Grüne fordern Sicherheitsoffensive gegen hybride Bedrohungen
Die Grünen im Bundestag fordern eine bessere Vernetzung der Sicherheitsbehörden von Landes-, Bundes- und Europaebene. "Eine echte Sicherheitsoffensive der Bundesregierung gegen hybride Bedrohungen steht aus und bleibt überfällig", sagte der stellvertretende Vorsitzende der Grünen-Bundestagsfraktion Konstantin von Notz der Deutschen Presse-Agentur in Berlin zum Amtsantritt des neuen BND-Präsidenten Martin Jäger am Nachmittag. Nötig sei zudem ein aktuelles und einheitliches Gesamtlagebild.
Es sei erfreulich, dass der Bundesnachrichtendienst mit Jäger einen erfahrenen und kompetenten neuen Präsidenten bekomme, lobte von Notz, der auch Vize-Vorsitzender des Geheimdienst-Kontrollgremiums des Bundestages (PKGr) ist. Nicht zuletzt durch seinen Dienst als Botschafter in der Ukraine habe Jäger einen sehr klaren Blick auf die sicherheitspolitische Lage und die von Russland und anderen Autokratien ausgehenden Bedrohungen. "Dass es dem Kanzleramt gelungen ist, diese wichtige Personalie - anders als die Leitung des Bundesamts für Verfassungsschutz - zügig und kompetent neu zu besetzen, ist gut und wichtig", fügte er hinzu.
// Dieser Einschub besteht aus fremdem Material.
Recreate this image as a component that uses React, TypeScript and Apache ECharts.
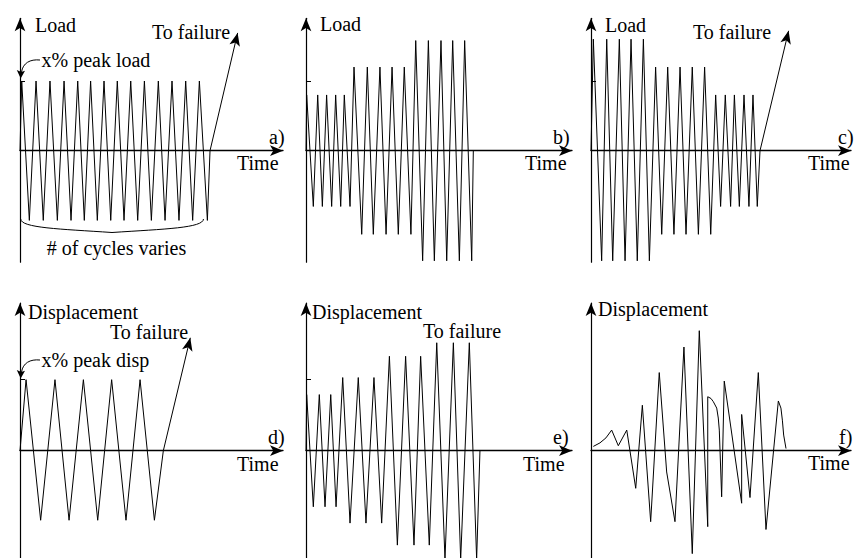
import { useEffect, useRef } from 'react';
import * as echarts from 'echarts';

// a) constant-amplitude load cycles, then ramp to failure
const loadATime = [0, 0.13, 0.71, 1.22, 1.77, 2.28, 2.84, 3.35, 3.88, 4.39, 4.89, 5.37, 5.88, 6.39, 6.9, 7.4, 7.91, 8.42, 8.95, 9.46, 9.99, 10.52, 11.03, 11.56, 12.09, 12.6, 13.13, 13.64, 14.25, 14.45, 16.55];
const loadAValue = [0, 1, -1, 1, -1, 1, -1, 1, -1, 1, -1, 1, -1, 1, -1, 1, -1, 1, -1, 1, -1, 1, -1, 1, -1, 1, -1, 1, -1, 0, 1.69];

// b) increasing load blocks
const loadBTime = [0, 0.05, 0.55, 0.88, 1.23, 1.55, 1.93, 2.23, 2.61, 2.88, 3.31, 3.61, 4.19, 4.61, 5.06, 5.56, 6.02, 6.47, 6.94, 7.39, 7.89, 8.25, 8.77, 9.2, 9.65, 10.15, 10.58, 11.03, 11.53, 11.93, 12.46, 12.58];
const loadBValue = [0, 0.8, -0.8, 0.8, -0.8, 0.8, -0.8, 0.8, -0.8, 0.8, -0.8, 1.2, -1.2, 1.2, -1.2, 1.2, -1.2, 1.2, -1.2, 1.2, -1.2, 1.58, -1.58, 1.58, -1.58, 1.58, -1.58, 1.58, -1.58, 1.58, -1.58, 0];

// c) decreasing load blocks, then ramp to failure
const loadCTime = [0, 0.18, 0.82, 1.21, 1.67, 2.18, 2.62, 3.08, 3.56, 4.03, 4.49, 4.97, 5.44, 5.9, 6.38, 6.85, 7.31, 7.79, 8.26, 8.74, 9.21, 9.59, 9.97, 10.33, 10.74, 11.03, 11.41, 11.77, 12.15, 12.46, 12.79, 13.0, 15.2];
const loadCValue = [0, 1.6, -1.58, 1.6, -1.58, 1.6, -1.58, 1.6, -1.58, 1.6, -1.58, 1.2, -1.2, 1.2, -1.2, 1.2, -1.2, 1.2, -1.2, 1.2, -1.2, 0.8, -0.8, 0.8, -0.8, 0.8, -0.8, 0.8, -0.8, 0.8, -0.8, 0, 1.72];

// d) constant-amplitude displacement cycles, then ramp to failure
const dispDTime = [0, 0.46, 1.57, 2.66, 3.73, 4.82, 5.91, 6.97, 8.06, 9.13, 10.22, 10.9, 12.95];
const dispDValue = [0, 1, -0.98, 1, -0.98, 1, -0.98, 1, -0.98, 1, -0.98, 0, 1.59];

// e) stepped displacement amplitudes
const dispETime = [0, 0.05, 0.55, 1.0, 1.43, 1.86, 2.26, 2.76, 3.31, 3.93, 4.51, 5.11, 5.69, 6.27, 6.87, 7.49, 8.12, 8.62, 9.27, 9.83, 10.45, 11.08, 11.63, 12.28, 12.83, 13.08];
const dispEValue = [0, 0.79, -0.79, 0.79, -0.79, 0.79, -0.79, 1.03, -1.02, 1.03, -1.02, 1.03, -1.02, 1.33, -1.33, 1.33, -1.33, 1.33, -1.33, 1.52, -1.53, 1.52, -1.53, 1.52, -1.53, 0];

// f) irregular (earthquake-like) displacement history
const dispFTime = [0.18, 0.69, 1.15, 1.59, 2.1, 2.75, 3.44, 3.95, 4.59, 5.25, 5.82, 6.46, 7.15, 7.79, 8.33, 8.98, 8.98, 9.23, 9.41, 9.67, 9.79, 9.87, 10.05, 10.25, 11.59, 11.59, 12.23, 12.87, 13.46, 14.41, 14.61, 14.72, 14.82, 15.0];
const dispFValue = [0.06, 0.11, 0.18, 0.29, 0.07, 0.29, -0.53, 0.64, -1.0, 1.1, -0.3, -1.0, 1.46, -1.45, 1.69, -1.07, 0.76, 0.735, 0.69, 0.6, 0.46, 0.29, -0.65, 0.98, -0.74, 0.51, -0.66, 1.1, -1.11, 0.7, 0.6, 0.43, 0.22, 0.03];

// reference level ("x% peak") marked on the vertical axes
const refLevel = 1;
const timeMax = 20;

const FONT_FAMILY = 'Liberation Serif';
const FONT_SIZE = 20;

const rows = [
  { top: 18.27, height: 243.95, min: -1.6, max: 1.9 },
  { top: 303.0, height: 255.6, min: -1.52, max: 2.08 },
];

const panels = [
  { left: 20, width: 263, row: 0, time: loadATime, value: loadAValue, failure: true, tick: true },
  { left: 306, width: 266, row: 0, time: loadBTime, value: loadBValue, failure: false, tick: true },
  { left: 591, width: 260, row: 0, time: loadCTime, value: loadCValue, failure: true, tick: true },
  { left: 20, width: 263, row: 1, time: dispDTime, value: dispDValue, failure: true, tick: true },
  { left: 306, width: 266, row: 1, time: dispETime, value: dispEValue, failure: false, tick: true },
  { left: 591, width: 260, row: 1, time: dispFTime, value: dispFValue, failure: false, tick: false },
];

const texts: [string, number, number, string?][] = [
  ['Load', 35, 25],
  ['x% peak load', 41.5, 60],
  ['To failure', 152, 32],
  ['a)', 269, 137],
  ['Time', 237, 163],
  ['# of cycles varies', 116.5, 248, 'center'],
  ['Load', 320, 24],
  ['b)', 553, 137],
  ['Time', 525, 163],
  ['Load', 605, 25],
  ['To failure', 693, 32],
  ['c)', 838, 137],
  ['Time', 808, 163],
  ['Displacement', 28, 311.7],
  ['To failure', 110, 331.7],
  ['x% peak disp', 41.5, 360],
  ['d)', 268, 436.7],
  ['Time', 237, 464],
  ['Displacement', 312, 311.7],
  ['To failure', 423, 330.7],
  ['e)', 553, 437],
  ['Time', 523, 464],
  ['Displacement', 598, 309.3],
  ['f)', 839, 436.7],
  ['Time', 808, 462.7],
];

function calloutArrow(dy: number): any[] {
  return [
    {
      type: 'bezierCurve',
      shape: { x1: 40, y1: 60 + dy, cpx1: 30, cpy1: 59 + dy, cpx2: 23, cpy2: 63 + dy, x2: 21.5, y2: 72 + dy },
      style: { stroke: '#000', fill: 'none', lineWidth: 1 },
      silent: true,
    },
    {
      type: 'polygon',
      shape: { points: [[20.7, 78.5 + dy], [16.8, 70 + dy], [21.2, 72 + dy], [25, 70.8 + dy]] },
      style: { fill: '#000' },
      silent: true,
    },
  ];
}

function buildSeriesData(p: typeof panels[number], rotate: number | null) {
  return p.time.map((t, j) => {
    const last = j === p.time.length - 1;
    if (p.failure && last) {
      return {
        value: [t, p.value[j]],
        symbol: 'arrow',
        symbolSize: [8, 13],
        symbolRotate: rotate ?? -13,
        itemStyle: { color: '#000' },
      };
    }
    return [t, p.value[j]];
  });
}

export default function App() {
  const ref = useRef<HTMLDivElement>(null);

  useEffect(() => {
    if (!ref.current) return;
    const chart = echarts.init(ref.current, null, { renderer: 'svg' });

    const graphic: any[] = [
      ...texts.map(([text, x, y, align]) => ({
        type: 'text',
        x,
        y,
        silent: true,
        style: {
          text,
          fontFamily: FONT_FAMILY,
          fontSize: FONT_SIZE,
          fill: '#000',
          align: align || 'left',
          verticalAlign: 'middle',
        },
      })),
      ...calloutArrow(0),
      ...calloutArrow(300),
      {
        type: 'bezierCurve',
        shape: { x1: 20.7, y1: 219, cpx1: 21, cpy1: 228, cpx2: 60, cpy2: 229, x2: 112, y2: 232.5 },
        style: { stroke: '#000', fill: 'none', lineWidth: 1 },
        silent: true,
      },
      {
        type: 'bezierCurve',
        shape: { x1: 112, y1: 232.5, cpx1: 165, cpy1: 229, cpx2: 203, cpy2: 228, x2: 203.5, y2: 219 },
        style: { stroke: '#000', fill: 'none', lineWidth: 1 },
        silent: true,
      },
    ];

    const option: any = {
      animation: false,
      backgroundColor: '#fff',
      textStyle: { fontFamily: FONT_FAMILY },
      grid: panels.map((p) => ({
        left: p.left,
        width: p.width,
        top: rows[p.row].top,
        height: rows[p.row].height,
        containLabel: false,
        outerBoundsMode: 'none',
      })),
      xAxis: panels.map((p, i) => ({
        type: 'value',
        gridIndex: i,
        min: 0,
        max: timeMax,
        axisLine: {
          show: true,
          onZero: true,
          symbol: ['none', 'arrow'],
          symbolSize: [8, 13],
          lineStyle: { color: '#000', width: 1.3 },
        },
        axisTick: { show: false },
        axisLabel: { show: false },
        splitLine: { show: false },
      })),
      yAxis: panels.map((p, i) => ({
        type: 'value',
        gridIndex: i,
        min: rows[p.row].min,
        max: rows[p.row].max,
        axisLine: {
          show: true,
          symbol: ['none', 'arrow'],
          symbolSize: [8, 13],
          lineStyle: { color: '#000', width: 1.2 },
        },
        axisTick: p.tick
          ? { show: true, inside: true, length: 5, customValues: [refLevel], lineStyle: { color: '#000', width: 1 } }
          : { show: false },
        axisLabel: { show: false },
        splitLine: { show: false },
      })),
      series: panels.map((p, i) => ({
        type: 'line',
        xAxisIndex: i,
        yAxisIndex: i,
        symbol: 'none',
        showSymbol: true,
        silent: true,
        lineStyle: { color: '#000', width: 1 },
        data: buildSeriesData(p, null),
      })),
      graphic,
    };

    chart.setOption(option);

    // orient each "to failure" arrowhead along its final segment
    const series = panels.map((p, i) => {
      if (!p.failure) return { data: buildSeriesData(p, null) };
      const n = p.time.length;
      const a = chart.convertToPixel({ gridIndex: i } as any, [p.time[n - 2], p.value[n - 2]]) as number[];
      const b = chart.convertToPixel({ gridIndex: i } as any, [p.time[n - 1], p.value[n - 1]]) as number[];
      const deg = (Math.atan2(b[0] - a[0], a[1] - b[1]) * 180) / Math.PI;
      return { data: buildSeriesData(p, -deg) };
    });
    chart.setOption({ series });

    return () => chart.dispose();
  }, []);

  return (
    <div
      ref={ref}
      style={{ position: 'fixed', left: 0, top: 0, width: 858, height: 558, background: '#fff' }}
    />
  );
}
Die Nachrichtendienste stünden weiterhin vor gewaltigen Herausforderungen. Hybride Angriffe aus Russland und anderen autoritären Staaten, Spionage, Sabotage und Desinformationen bedrohten Sicherheit und Freiheit in erheblichem Maße, warnte von Notz. Eine adäquate Antwort der Bundesregierung müsse zwingend eine umfassende und zeitnahe Reform des Nachrichtendienstrechts beinhalten. "Mit ihr muss eine Stärkung der Dienste und der Kontrolle gleichermaßen kommen", verlangte er.